Rounded corners add no doubt some smooth and elegance into the user interface. Unfortunately smoothing corners this way is easier said than done. With current technologies true rounded corners are not well supported. Many designers tend to round the rough corners as they look better than just sharp edges of the surrounding boxes. Coders, instead, try to implement this smoothness with various techniques. Some use background images while others hack the result with tons of redundant HTML elements. Nevertheless all these gimmicks usually shouldn’t be part of the content, which should stay out of the representation and only include the effective elements relative to the content.
Fortunately Cascading Style Sheets Level 3 will introduce a great deal of new techniques to rise to the challenge of modern user interface designing. The CSS Backgrounds and Borders Module includes new border-radius property to properly round the corner outside the content. The property can be separately implemented to each four corners of a box. It takes two sets of length values to define the radii of a quarter ellipse that defines the shape of the corner of the outer border edge. The first set of values is the horizontal radius and the other set defines the vertical radius. These two sets are separated by a slash character. If the second length is omitted it is equal to the first and the corner is thus a quarter circle. If either length is zero, the corner is left square by default. If values are given before and after the slash, then the values before the slash set the horizontal radius and the values after the slash set the vertical radius. If there is no slash, then the values set both radii equally. The four values for each radii are given in the order top-left, top-right, bottom-right, bottom-left. If bottom-left is omitted it is the same as top-right. If bottom-right is omitted it is the same as top-left. If top-right is omitted it is the same as top-left. The following pictures illustrate the usage of the border-radius property.
#boxA {
border-radius:1em;
}
#boxB {
border-radius:1em 3em;
}
#boxC {
border-width:thick thin;
border-radius:1.5em;
}
The basic usage requires simply one radius, which in turn is inherited to all corners resulting a equally rounded box like box A. Varying the radius for each corner separately might result a curved and tilted box something like in box B. The CSS Borders Module allows even more complicated decoration by using different line widths for each side separately as illustrated in box C.

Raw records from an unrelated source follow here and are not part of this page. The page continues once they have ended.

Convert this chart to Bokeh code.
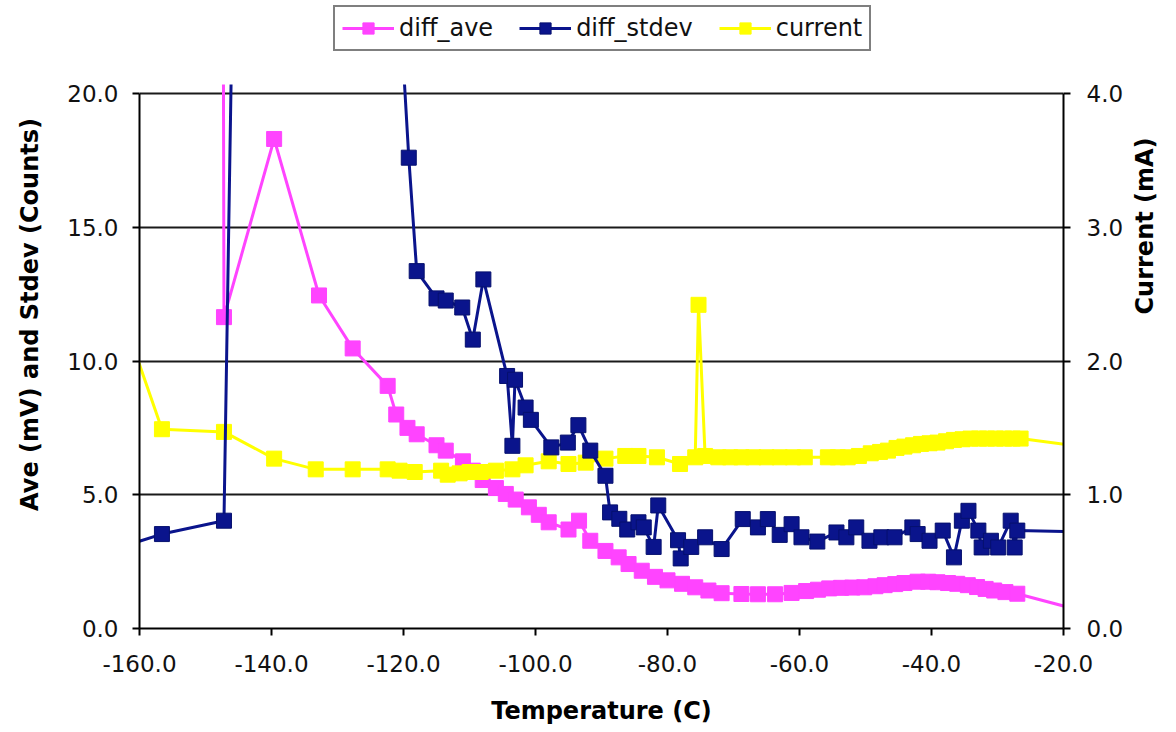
import math
from bokeh.plotting import figure
from bokeh.models import (Range1d, LinearAxis, FixedTicker, PrintfTickFormatter,
                          Legend, LegendItem)
from bokeh.embed import file_html
from bokeh.resources import INLINE

# ---------------- data (values that leave the
# top of the chart are only known to lie above it) ----------------
temp_ave = [-147.3, -147.2, -139.6, -132.8, -127.7, -122.4, -121.1, -119.4, -118.0, -115.0,
            -113.6, -111.0, -109.5, -108.0, -106.0, -104.5, -103.0, -101.0, -99.5, -98.0,
            -95.0, -93.4, -91.7, -89.4, -87.4, -85.9, -83.9, -81.9, -80.0, -77.8,
            -75.8, -73.8, -71.8, -68.8, -66.3, -63.7, -61.2, -59.0, -57.2, -55.5,
            -53.7, -52.0, -50.2, -48.5, -47.1, -45.5, -44.1, -42.1, -40.5, -39.1,
            -37.5, -36.1, -34.5, -33.1, -31.8, -30.5, -28.8, -27.0, -14.0]
diff_ave = [22.8, 11.64, 18.3, 12.45, 10.47, 9.07, 8.0, 7.5, 7.26, 6.85,
            6.65, 6.25, 5.9, 5.55, 5.25, 5.03, 4.82, 4.53, 4.25, 3.97,
            3.7, 4.03, 3.28, 2.9, 2.66, 2.41, 2.16, 1.93, 1.8, 1.67,
            1.54, 1.42, 1.32, 1.29, 1.28, 1.28, 1.33, 1.4, 1.45, 1.5,
            1.52, 1.53, 1.54, 1.58, 1.62, 1.66, 1.7, 1.75, 1.75, 1.73,
            1.7, 1.67, 1.62, 1.55, 1.48, 1.42, 1.36, 1.3, 0.45]

temp_std = [-164.0, -156.6, -147.2, -146.0, -120.0, -119.2, -118.0, -115.0,
            -113.6, -111.1, -109.5, -107.9, -104.3, -103.5, -103.1, -101.5, -100.7, -97.6,
            -95.1, -93.5, -91.7, -89.4, -88.7, -87.3, -86.1, -84.4, -83.6, -82.1,
            -81.4, -78.4, -78.0, -76.4, -74.3, -71.8, -68.6, -66.3, -64.8, -63.0,
            -61.2, -59.7, -57.3, -54.4, -52.9, -51.4, -49.4, -47.6, -45.6, -42.9,
            -42.1, -40.3, -38.3, -36.6, -35.4, -34.4, -32.9, -32.4, -31.0, -29.9,
            -28.0, -27.4, -27.0, -14.0]
diff_stdev = [2.95, 3.53, 4.03, 22.3, 21.0, 17.6, 13.36, 12.34,
              12.26, 12.0, 10.8, 13.05, 9.44, 6.83, 9.3, 8.26, 7.8, 6.77,
              6.95, 7.6, 6.65, 5.71, 4.34, 4.1, 3.7, 3.97, 3.78, 3.05,
              4.6, 3.3, 2.62, 3.05, 3.41, 2.97, 4.09, 3.78, 4.09, 3.5,
              3.9, 3.41, 3.25, 3.59, 3.41, 3.78, 3.28, 3.41, 3.41, 3.78,
              3.53, 3.28, 3.66, 2.66, 4.03, 4.4, 3.66, 3.03, 3.28, 3.03,
              4.03, 3.03, 3.66, 3.6]

temp_cur = [-163.0, -156.6, -147.2, -139.6, -133.3, -127.7, -122.4, -120.6, -118.3, -114.3,
            -113.3, -111.5, -110.0, -108.3, -106.0, -103.5, -101.5, -98.0, -95.0, -92.4,
            -89.4, -86.4, -84.4, -81.6, -78.1, -75.8, -75.3, -74.3, -72.3, -70.5,
            -68.8, -67.0, -65.0, -63.0, -61.0, -59.2, -55.7, -54.2, -52.7, -51.0,
            -49.2, -47.8, -46.6, -45.3, -44.1, -42.8, -41.6, -40.3, -39.1, -37.8,
            -36.6, -35.3, -34.1, -32.8, -31.6, -30.3, -29.0, -27.7, -26.5, -14.0]
current = [2.4, 1.49, 1.47, 1.27, 1.19, 1.19, 1.19, 1.18, 1.17, 1.18,
           1.15, 1.16, 1.17, 1.17, 1.18, 1.19, 1.22, 1.25, 1.23, 1.24,
           1.27, 1.29, 1.29, 1.28, 1.23, 1.28, 2.42, 1.29, 1.28, 1.28,
           1.28, 1.28, 1.28, 1.28, 1.28, 1.28, 1.28, 1.28, 1.28, 1.29,
           1.31, 1.32, 1.33, 1.35, 1.36, 1.37, 1.38, 1.385, 1.39, 1.40,
           1.41, 1.415, 1.42, 1.42, 1.42, 1.42, 1.42, 1.42, 1.42, 1.34]

x_ticks = [-160, -140, -120, -100, -80, -60, -40, -20]
y_ticks = [0, 5, 10, 15, 20]
y2_ticks = [0, 1, 2, 3, 4]

# ---------------- styling ----------------
MAGENTA = "#ff44ff"
NAVY = "#0a148c"
YELLOW = "#ffff00"
FONT = "DejaVu Sans"

W, H = 1176, 732
FRAME_L, FRAME_R, FRAME_T, FRAME_B = 139, 1066, 93, 628
X_MIN, X_MAX = -160.0, -20.0
Y_MAX = 20.0
px_per_unit = (FRAME_B - FRAME_T) / Y_MAX
y_top = Y_MAX + FRAME_T / px_per_unit       # frame reaches up to the legend
y2_top = y_top * 4.0 / Y_MAX

p = figure(width=W, height=H, output_backend="svg", toolbar_location=None,
           x_range=Range1d(X_MIN, X_MAX), y_range=Range1d(0, y_top),
           min_border_left=FRAME_L, min_border_right=W - FRAME_R,
           min_border_top=0, min_border_bottom=H - FRAME_B)
p.outline_line_color = None
p.background_fill_color = "white"
p.border_fill_color = "white"
p.extra_y_ranges = {"cur": Range1d(0, y2_top)}

# grid
p.xgrid.visible = False
p.ygrid.ticker = FixedTicker(ticks=y_ticks)
p.ygrid.grid_line_color = "#1a1a1a"
p.ygrid.grid_line_width = 2

def style_axis(ax, ticks, label, label_standoff, tick_standoff):
    ax.ticker = FixedTicker(ticks=ticks)
    ax.formatter = PrintfTickFormatter(format="%.1f")
    ax.axis_line_color = "black"
    ax.axis_line_width = 2
    ax.major_tick_line_color = "black"
    ax.major_tick_line_width = 2
    ax.major_tick_in = 0
    ax.major_tick_out = 7
    ax.minor_tick_line_color = None
    ax.major_label_text_font = FONT
    ax.major_label_text_font_size = "23px"
    ax.major_label_text_color = "#111111"
    ax.major_label_standoff = tick_standoff
    ax.axis_label = label
    ax.axis_label_text_font = FONT
    ax.axis_label_text_font_size = "24px"
    ax.axis_label_text_font_style = "bold"
    ax.axis_label_text_color = "black"
    ax.axis_label_standoff = label_standoff

style_axis(p.xaxis[0], x_ticks, "Temperature (C)", 22, 19)
style_axis(p.yaxis[0], y_ticks, "Ave (mV) and Stdev (Counts)", 20, 14)
p.yaxis[0].bounds = (0, 20)

y2 = LinearAxis(y_range_name="cur", bounds=(0, 4))
style_axis(y2, y2_ticks, "Current (mA)", 19, 16)
y2.axis_label_orientation = math.pi / 2
p.add_layout(y2, "right")

# series (drawing order: diff_ave, current, diff_stdev)
l_ave = p.line(temp_ave, diff_ave, line_color=MAGENTA, line_width=3)
s_ave = p.scatter(temp_ave, diff_ave, marker="square", size=15,
                  fill_color=MAGENTA, line_color=MAGENTA)

l_cur = p.line(temp_cur, current, line_color=YELLOW, line_width=3, y_range_name="cur")
s_cur = p.scatter(temp_cur, current, marker="square", size=15,
                  fill_color=YELLOW, line_color=YELLOW, y_range_name="cur")

l_std = p.line(temp_std, diff_stdev, line_color=NAVY, line_width=3)
s_std = p.scatter(temp_std, diff_stdev, marker="square", size=15,
                  fill_color=NAVY, line_color="#06106e")

# white mask over the area above the plot (series are cut just above 20)
p.quad(left=[X_MIN - 50], right=[X_MAX + 50], bottom=[Y_MAX + 10 / px_per_unit],
       top=[y_top + 50], fill_color="white", line_color="white", line_width=2)

legend = Legend(items=[LegendItem(label="diff_ave", renderers=[l_ave, s_ave]),
                       LegendItem(label="diff_stdev", renderers=[l_std, s_std]),
                       LegendItem(label="current", renderers=[l_cur, s_cur])],
                orientation="horizontal",
                location=(333 - FRAME_L, FRAME_B - 51))
legend.label_text_font = FONT
legend.label_text_font_size = "24px"
legend.label_text_color = "#111111"
legend.glyph_width = 52
legend.glyph_height = 28
legend.label_standoff = 5
legend.spacing = 26
legend.padding = 7
legend.margin = 0
legend.border_line_color = "black"
legend.border_line_width = 2
legend.background_fill_color = "white"
legend.background_fill_alpha = 1.0
p.add_layout(legend, "center")

open("out.html", "w").write(file_html(p, INLINE))
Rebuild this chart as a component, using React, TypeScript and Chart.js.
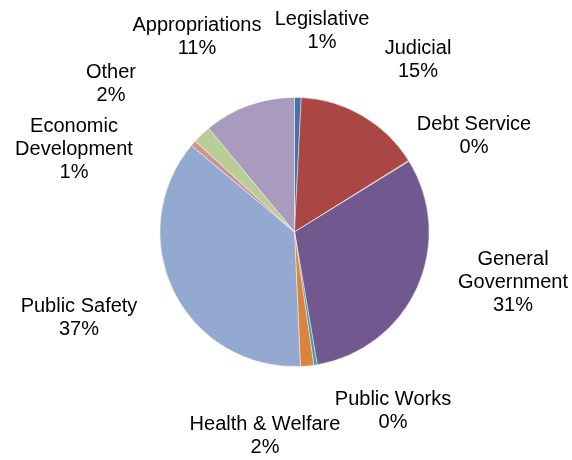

All these forthcoming great features still lack browser support at large. Popular Firefox browser offers some workaround to accomplish the desired result. Using -moz-border-radius and -webkit-border-radius properties will do the same as CSS border-radius. These browser-dependent properties do not validate and they usually give a warning in error console, although they are not completely ignored when rendering the page.
Final words
Cascading Style Sheets give virtually endless possibilities to design the user interface. Current specification is Level 2, which already has rich set of visual formatting definitions. While the second level is still undergoing some refinements authors and implementers are encouraged to reference it from now on. Level 2 is largely supported with minor exceptions while Level 3 is merely a working draft. The draft promises even richer tools to implement the user interface. Rounded corners are just a glimpse of the new instruments in web design.